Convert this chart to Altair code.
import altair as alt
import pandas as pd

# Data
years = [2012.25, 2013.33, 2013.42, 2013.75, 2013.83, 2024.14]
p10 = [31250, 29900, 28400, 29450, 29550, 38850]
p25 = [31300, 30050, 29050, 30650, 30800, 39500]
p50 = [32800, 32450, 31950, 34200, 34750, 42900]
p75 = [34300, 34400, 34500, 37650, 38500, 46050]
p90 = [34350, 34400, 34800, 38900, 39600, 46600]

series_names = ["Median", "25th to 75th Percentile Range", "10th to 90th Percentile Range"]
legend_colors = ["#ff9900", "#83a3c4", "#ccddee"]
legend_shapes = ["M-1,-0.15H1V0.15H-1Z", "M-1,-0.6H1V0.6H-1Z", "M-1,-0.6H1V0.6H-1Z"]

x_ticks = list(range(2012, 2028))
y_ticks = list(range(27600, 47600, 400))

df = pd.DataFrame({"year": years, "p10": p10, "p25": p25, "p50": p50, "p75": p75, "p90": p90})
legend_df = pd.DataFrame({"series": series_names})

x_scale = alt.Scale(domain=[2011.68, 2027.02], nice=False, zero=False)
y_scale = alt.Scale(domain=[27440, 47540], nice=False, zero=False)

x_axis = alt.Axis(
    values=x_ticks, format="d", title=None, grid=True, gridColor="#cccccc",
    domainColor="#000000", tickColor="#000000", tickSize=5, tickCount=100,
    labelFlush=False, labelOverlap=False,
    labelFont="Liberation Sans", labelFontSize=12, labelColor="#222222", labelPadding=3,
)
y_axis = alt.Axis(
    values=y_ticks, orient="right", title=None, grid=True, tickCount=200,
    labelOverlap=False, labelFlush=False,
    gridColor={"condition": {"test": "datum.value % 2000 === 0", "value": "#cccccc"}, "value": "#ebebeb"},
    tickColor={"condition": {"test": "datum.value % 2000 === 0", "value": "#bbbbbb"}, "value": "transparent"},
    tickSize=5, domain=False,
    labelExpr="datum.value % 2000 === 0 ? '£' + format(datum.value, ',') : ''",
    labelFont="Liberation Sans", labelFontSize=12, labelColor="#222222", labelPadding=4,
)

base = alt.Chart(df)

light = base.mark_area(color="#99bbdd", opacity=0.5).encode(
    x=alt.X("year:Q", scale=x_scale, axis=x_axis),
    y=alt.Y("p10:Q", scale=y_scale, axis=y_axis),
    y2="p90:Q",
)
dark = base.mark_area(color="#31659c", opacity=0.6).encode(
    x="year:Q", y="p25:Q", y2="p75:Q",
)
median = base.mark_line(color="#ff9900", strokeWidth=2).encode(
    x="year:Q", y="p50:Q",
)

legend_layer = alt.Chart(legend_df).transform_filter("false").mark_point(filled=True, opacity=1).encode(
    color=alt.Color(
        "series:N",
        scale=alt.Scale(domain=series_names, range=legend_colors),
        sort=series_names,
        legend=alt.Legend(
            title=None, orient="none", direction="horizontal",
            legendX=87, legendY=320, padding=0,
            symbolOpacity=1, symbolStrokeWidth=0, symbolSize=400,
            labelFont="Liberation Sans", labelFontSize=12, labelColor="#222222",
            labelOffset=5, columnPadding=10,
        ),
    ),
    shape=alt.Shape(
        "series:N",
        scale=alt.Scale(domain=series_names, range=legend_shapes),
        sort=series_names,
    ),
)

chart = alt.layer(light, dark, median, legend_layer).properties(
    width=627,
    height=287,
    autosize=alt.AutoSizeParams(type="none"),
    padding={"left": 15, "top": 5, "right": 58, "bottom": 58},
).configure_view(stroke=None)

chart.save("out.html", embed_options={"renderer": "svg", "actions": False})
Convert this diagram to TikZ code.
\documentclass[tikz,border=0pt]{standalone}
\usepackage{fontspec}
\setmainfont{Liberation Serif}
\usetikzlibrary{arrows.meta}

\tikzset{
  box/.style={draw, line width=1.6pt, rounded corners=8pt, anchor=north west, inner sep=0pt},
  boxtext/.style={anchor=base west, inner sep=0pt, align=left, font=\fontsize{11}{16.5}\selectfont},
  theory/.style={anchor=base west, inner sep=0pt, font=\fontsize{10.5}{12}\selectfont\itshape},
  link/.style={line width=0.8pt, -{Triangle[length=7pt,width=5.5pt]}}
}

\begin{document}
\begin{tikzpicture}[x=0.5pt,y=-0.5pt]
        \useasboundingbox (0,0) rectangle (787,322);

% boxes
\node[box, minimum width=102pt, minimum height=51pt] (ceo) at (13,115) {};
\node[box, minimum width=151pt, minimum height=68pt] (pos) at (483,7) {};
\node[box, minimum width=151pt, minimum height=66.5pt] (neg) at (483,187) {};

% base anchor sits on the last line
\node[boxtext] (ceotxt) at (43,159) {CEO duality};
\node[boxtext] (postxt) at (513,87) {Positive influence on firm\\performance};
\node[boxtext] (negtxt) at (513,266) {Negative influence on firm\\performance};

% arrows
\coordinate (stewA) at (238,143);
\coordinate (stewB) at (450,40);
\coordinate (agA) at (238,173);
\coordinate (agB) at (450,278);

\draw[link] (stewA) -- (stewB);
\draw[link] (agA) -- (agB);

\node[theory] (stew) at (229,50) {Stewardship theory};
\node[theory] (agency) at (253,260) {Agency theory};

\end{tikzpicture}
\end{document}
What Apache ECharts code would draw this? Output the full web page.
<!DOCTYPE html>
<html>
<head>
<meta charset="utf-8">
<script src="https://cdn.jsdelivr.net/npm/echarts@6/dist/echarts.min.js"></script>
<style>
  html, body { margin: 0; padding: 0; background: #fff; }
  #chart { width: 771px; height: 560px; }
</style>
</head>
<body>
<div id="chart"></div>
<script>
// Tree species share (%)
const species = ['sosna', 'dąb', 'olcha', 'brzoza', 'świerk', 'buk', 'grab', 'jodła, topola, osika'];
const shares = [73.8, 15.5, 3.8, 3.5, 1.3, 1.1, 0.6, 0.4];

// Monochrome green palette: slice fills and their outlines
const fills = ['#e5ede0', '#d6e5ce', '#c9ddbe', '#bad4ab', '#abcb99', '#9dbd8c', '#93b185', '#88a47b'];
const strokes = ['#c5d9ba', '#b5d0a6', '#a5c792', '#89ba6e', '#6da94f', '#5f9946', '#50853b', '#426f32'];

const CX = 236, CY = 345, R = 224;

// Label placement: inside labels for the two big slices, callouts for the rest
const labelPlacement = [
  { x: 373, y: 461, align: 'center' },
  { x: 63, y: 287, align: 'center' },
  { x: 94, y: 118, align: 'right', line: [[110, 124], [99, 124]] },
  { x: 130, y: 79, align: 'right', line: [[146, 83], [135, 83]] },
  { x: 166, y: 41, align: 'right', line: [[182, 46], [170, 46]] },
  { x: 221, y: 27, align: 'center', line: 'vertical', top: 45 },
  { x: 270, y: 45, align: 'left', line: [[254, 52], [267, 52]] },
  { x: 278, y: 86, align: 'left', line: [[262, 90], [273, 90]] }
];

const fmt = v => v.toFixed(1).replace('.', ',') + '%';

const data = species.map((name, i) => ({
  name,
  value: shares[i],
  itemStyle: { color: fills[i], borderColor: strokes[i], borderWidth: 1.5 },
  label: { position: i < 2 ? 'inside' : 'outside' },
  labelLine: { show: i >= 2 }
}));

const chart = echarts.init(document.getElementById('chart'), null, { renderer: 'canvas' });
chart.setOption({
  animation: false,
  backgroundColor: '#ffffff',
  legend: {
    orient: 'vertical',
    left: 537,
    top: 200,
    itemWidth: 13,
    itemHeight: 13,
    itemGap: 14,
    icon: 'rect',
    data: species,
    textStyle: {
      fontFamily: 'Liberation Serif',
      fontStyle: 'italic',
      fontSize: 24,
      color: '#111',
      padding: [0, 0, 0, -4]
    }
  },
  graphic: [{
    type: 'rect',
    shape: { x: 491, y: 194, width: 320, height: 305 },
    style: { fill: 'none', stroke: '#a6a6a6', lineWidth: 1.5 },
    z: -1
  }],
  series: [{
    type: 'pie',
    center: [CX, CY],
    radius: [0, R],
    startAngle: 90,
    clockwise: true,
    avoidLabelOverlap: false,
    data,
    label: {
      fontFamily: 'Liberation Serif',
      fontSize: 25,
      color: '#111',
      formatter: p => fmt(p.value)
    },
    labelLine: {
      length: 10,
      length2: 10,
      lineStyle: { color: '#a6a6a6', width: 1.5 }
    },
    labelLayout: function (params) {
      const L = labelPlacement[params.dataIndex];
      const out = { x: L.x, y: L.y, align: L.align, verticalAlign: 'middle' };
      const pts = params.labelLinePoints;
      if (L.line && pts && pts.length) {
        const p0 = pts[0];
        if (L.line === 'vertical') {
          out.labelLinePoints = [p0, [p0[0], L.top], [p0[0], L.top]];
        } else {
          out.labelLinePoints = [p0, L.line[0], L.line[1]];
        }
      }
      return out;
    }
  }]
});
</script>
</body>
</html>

* **GIVEN REQUEST**: Of the entries listed above, reproduce only the lines starting at the line containing "Convert this diagram to TikZ code." and ending at the line containing "const CX = 236, CY = 345, R = 224;". Include both, exactly as they stand.

* **SOLUTION FOR THIS TASK**:
Convert this diagram to TikZ code.
\documentclass[tikz,border=0pt]{standalone}
\usepackage{fontspec}
\setmainfont{Liberation Serif}
\usetikzlibrary{arrows.meta}

\tikzset{
  box/.style={draw, line width=1.6pt, rounded corners=8pt, anchor=north west, inner sep=0pt},
  boxtext/.style={anchor=base west, inner sep=0pt, align=left, font=\fontsize{11}{16.5}\selectfont},
  theory/.style={anchor=base west, inner sep=0pt, font=\fontsize{10.5}{12}\selectfont\itshape},
  link/.style={line width=0.8pt, -{Triangle[length=7pt,width=5.5pt]}}
}

\begin{document}
\begin{tikzpicture}[x=0.5pt,y=-0.5pt]
        \useasboundingbox (0,0) rectangle (787,322);

% boxes
\node[box, minimum width=102pt, minimum height=51pt] (ceo) at (13,115) {};
\node[box, minimum width=151pt, minimum height=68pt] (pos) at (483,7) {};
\node[box, minimum width=151pt, minimum height=66.5pt] (neg) at (483,187) {};

% base anchor sits on the last line
\node[boxtext] (ceotxt) at (43,159) {CEO duality};
\node[boxtext] (postxt) at (513,87) {Positive influence on firm\\performance};
\node[boxtext] (negtxt) at (513,266) {Negative influence on firm\\performance};

% arrows
\coordinate (stewA) at (238,143);
\coordinate (stewB) at (450,40);
\coordinate (agA) at (238,173);
\coordinate (agB) at (450,278);

\draw[link] (stewA) -- (stewB);
\draw[link] (agA) -- (agB);

\node[theory] (stew) at (229,50) {Stewardship theory};
\node[theory] (agency) at (253,260) {Agency theory};

\end{tikzpicture}
\end{document}
What Apache ECharts code would draw this? Output the full web page.
<!DOCTYPE html>
<html>
<head>
<meta charset="utf-8">
<script src="https://cdn.jsdelivr.net/npm/echarts@6/dist/echarts.min.js"></script>
<style>
  html, body { margin: 0; padding: 0; background: #fff; }
  #chart { width: 771px; height: 560px; }
</style>
</head>
<body>
<div id="chart"></div>
<script>
// Tree species share (%)
const species = ['sosna', 'dąb', 'olcha', 'brzoza', 'świerk', 'buk', 'grab', 'jodła, topola, osika'];
const shares = [73.8, 15.5, 3.8, 3.5, 1.3, 1.1, 0.6, 0.4];

// Monochrome green palette: slice fills and their outlines
const fills = ['#e5ede0', '#d6e5ce', '#c9ddbe', '#bad4ab', '#abcb99', '#9dbd8c', '#93b185', '#88a47b'];
const strokes = ['#c5d9ba', '#b5d0a6', '#a5c792', '#89ba6e', '#6da94f', '#5f9946', '#50853b', '#426f32'];

const CX = 236, CY = 345, R = 224;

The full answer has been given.